Student-managed investment funds
These skills are best developed through hands-on practice that supplements formal instruction. Student-Managed Investment Funds (SMIFs) provide students with experience working together to manage real investment portfolios under the guidance of faculty supervisors and industry professionals.
Canadian universities have established more than 30 funds that students oversee as portfolio managers, buying and selling stocks, bonds or other assets. The capital in these funds comes from a variety of sources, including donations from companies, philanthropic gifts from individuals or foundations, and in some cases from university endowments.
Unfortunately, our research shows that only a small minority of these funds include ESG considerations in their mandates.
Of the 31 Canadian SMIFs we analyzed (totalling $79.5 million managed by students), only five (16 per cent) have some level of ESG consideration.
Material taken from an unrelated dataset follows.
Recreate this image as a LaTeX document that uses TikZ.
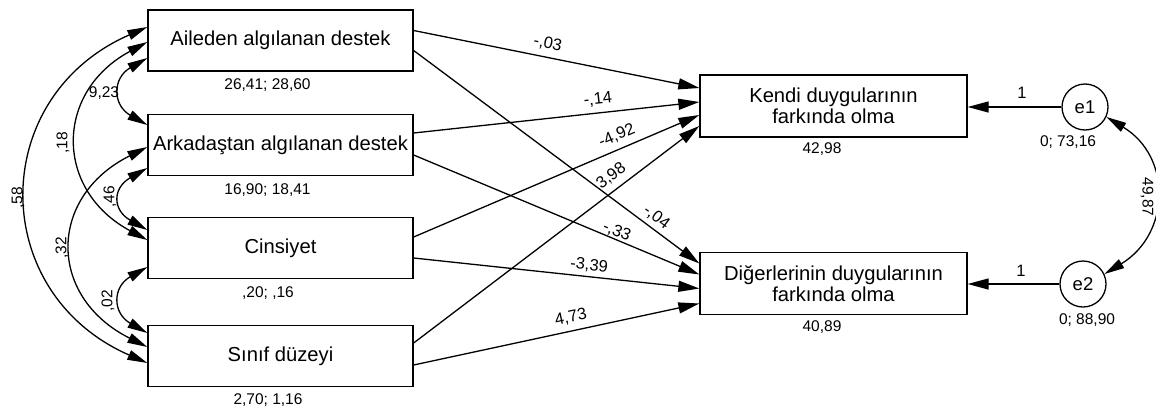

Since business schools have long used student-managed funds to train the next generation of investment bankers, financial analysts and other financial industry professionals, this is surprising — and disappointing.
The gap is even more pronounced for impact investing, which is barely mentioned in any of the funds in our sample, despite universities’ commitments to the UN’s Sustainable Development Goals.
Sustainable finance education could benefit greatly when students work together to integrate financial, environmental and social factors in student-managed investment funds.
Learning by doing helps students develop important analytical skills, familiarizes them with key tools and data sources and helps them navigate the maze of ESG standards, frameworks and guidelines.
The role of universities
Including sustainability mandates in finance programs and student-managed investment funds will ensure Canadian universities train the next generation of sustainable investment professionals needed to accelerate the net-zero transition.
We encourage university administrators and finance educators across the country to immediately implement ESG policies for existing student-managed investment funds. In collaboration with industry and donors, new funds could also be established that focus on particular themes, like climate solutions or nature-positive investing.
One encouraging initiative in this regard is by Propel Impact, a non-profit that is collaborating with seven universities to run their own local student impact funds.
Through creative partnerships with investors, Propel has been supporting student training while benefiting local communities, with $750,000 directed by students toward 14 Canadian social enterprises over the past three years. We offer this program to University of Victoria students and hope it expands to more Canadian universities.
As we confront pressing social and environmental challenges, we can’t be discouraged by partisan sniping. Instead, we must build momentum for sustainable investing by training future financial professionals more effectively.